The current plan is to build the Kona Motorsport Park in three phases and turn it over to the county to be maintained as a public park, much like the Hilo dragstrip complex, Maddox said. Phase one includes club-built courses and trails for motorcycles and ATVs, motocross tracks for adults and keiki, off-road climbing and areas for radio controlled cars, mountain biking and bicycle motocross. Phase two includes a 20-acre multiuse area for concerts, car shows, fairs and other events, as well as courses for drifting, autocross and a driving school. Phase three has a quarter-mile dragstrip for racing, a professional go-kart track, and a 2-mile winding road course. This dream facility is estimated to cost at least $36 million, Maddox said.

Earlier this year, Hawaii Racing Association sent approximately 1,600 letters about the project to residents, businesses and organizations within 3 miles of the proposed site, which is state land. The association received 25 letters in support of the project and 11 letters against it, Maddox said.

Wednesday, Maddox said the proposed motorsport venue will be nothing like raceway parks on the mainland or the ones people are familiar with on television. He also acknowledged that sound is “the main concern and big gorilla in the room,” which is why the association is paying for a nearly $20,000 sound survey to be done now.

After receiving a $10,000 deposit for a sound survey, Oahu’s D.L. Adams Associates engineers took sound samples at the Hilo drag races and motocross, as well as ambient sound levels at the proposed motorsport park location and surrounding areas. With computer modeling, they will simulate the sound of the Hilo races over the proposed 250-acre motorsport park lava terrain and up to 3 miles away. Besides revealing how the sound travels at that location, they will also share ways on how sound can be mitigated, if necessary, Maddox said. Having worked on numerous federal, state and county projects in Hawaii, these engineers are very familiar with lava and its ability to absorb sound, he added.

Sound survey results will be made public on the association’s website and will indicate whether or not the facility is practical, Maddox said. “If it fails, and there’s nothing that can be done to appease those upcountry with concerns, then we’ll abandoned the project in that location,” he added.

The area mauka of Kekaha Kai State Beach Park has been deemed the ideal site for the Kona Motorsport Park since 1998, when the mayor’s office, via the state Department of Land and Natural Resources, suggested it as a possibility.

The sound survey will be completed once D.L. Adams Associates receives the remaining funds. Over the past couple of months, donors have contributed, making a dent in the outstanding balance, and about $3,000 still is needed, Maddox said. Donations are tax deductible.

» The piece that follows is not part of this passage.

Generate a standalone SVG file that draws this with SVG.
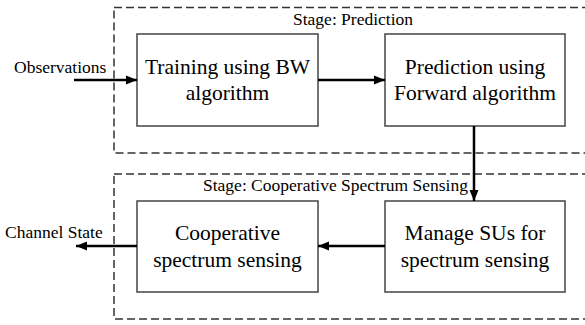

This sound survey is among the several analyses needed for an environmental impact statement, which must be done to secure the state land for the motorsport park, Maddox said. In 2008, the state Board of Land and Natural Resources allowed the Hawaii Racing Association right-of-entry to the property to assemble an EIS, which Maddox estimates will likely cost $500,000. Once completed, the EIS would be used by the Land Use Commission to determine if the land should be reclassified from conservation to urban. The county would also use the EIS when considering a Hawaii County General Plan amendment and zone change.

The location and specific dates for the project are still unknown, Maddox said. Along with completing the EIS and the land reclassification, access from Queen Kaahumanu Highway would need to be obtained and a road built before any construction could begin at the proposed site — all of which is a couple of years or so away, he added.